Feels more like an oversight from the developers rather than a JavaScript problem.

When you want to upgrade, only then do you run all regression tests and do so.

1 comments

I agree with this. But dont just use `npm ci`on prod builds since that would typically include all the dev dependencies as well in your production builds, which is not usually desirable. It might be possible to add the `--only=production` flag to npm ci? But otherwise, as pointed out, pinned versions are needed for all dependencies.
"npm ci" omits dev dependencies by default.

However, "npm install" also adheres to your package-lock.json, and does not update things on you.

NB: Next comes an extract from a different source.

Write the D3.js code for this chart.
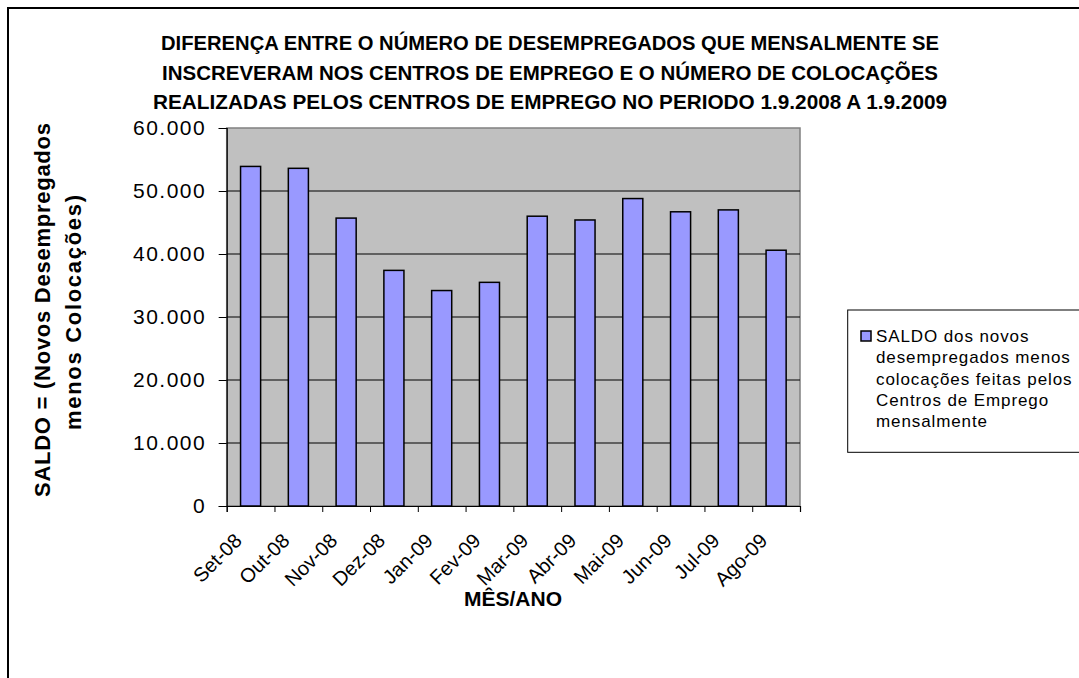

npm ci is just npm install with a few tweaks that make it better to use for CI and builds, see here: https://docs.npmjs.com/cli/v8/commands/npm-ci

Last time I know during node 16, npm install updates your package-lock.json, but for patch version number (unsure about minor version) only and if the package.json is using relative version number. Definitely use npm ci or yarn if you want to adhere to lock files.
> if the package.json is using relative version number

What do you mean by this? You can specify dependency versions using "^" which means "I accept new minor and patch versions" or "~" which says "I accept new patch versions", or a bare version to say I want an exact version; but none of those have anything to do with a bare "npm install" command. They are relevant when you install a new package, with "npm install <package>". That is a totally different operation, and it absolutely can update versions when needed.

However, when you just do "npm install" it does not update your package-lock.json to the latest version that matches your semver requirements in package.json. That will only happen if you install a new package that needs it or you use `npm update` or some other command.

This is easy to test but it's also intuitively correct- you don't expect to run `npm install` and have an uncommitted change to `package-lock.json` appear, and that does not happen in normal usage.

It is kind of unfortunate that "npm install" and "npm install <package>" use the same verb of "install" for two different things- other package managers don't make this mistake and it avoids the sort of misconception we're running into here.

Exactly what I said, I have experience with ~ but not with ^ and have never used it. Let's say that you have a package version ~1.2.11 and have 1.2.11 as installed version in package lock. Then if let's say 1.2.13 is out there, npm install will update package lock to that one. npm ci won't change that. package.json file will kept unchanged though.
No, "npm install" doesn't actually do that. In the situation you are talking about, "npm install" and "npm ci" behave the same.

It makes sense that they behave the same here right? What is the point of a package lock if just installing packages on a new copy of a codebase updates the dependencies?

Package locks aren't just about deploying: As a developer, I need to be assured that the code I'm running is the same as my coworker.

That flag exists (or an equivalent, I forget what the exact syntax is).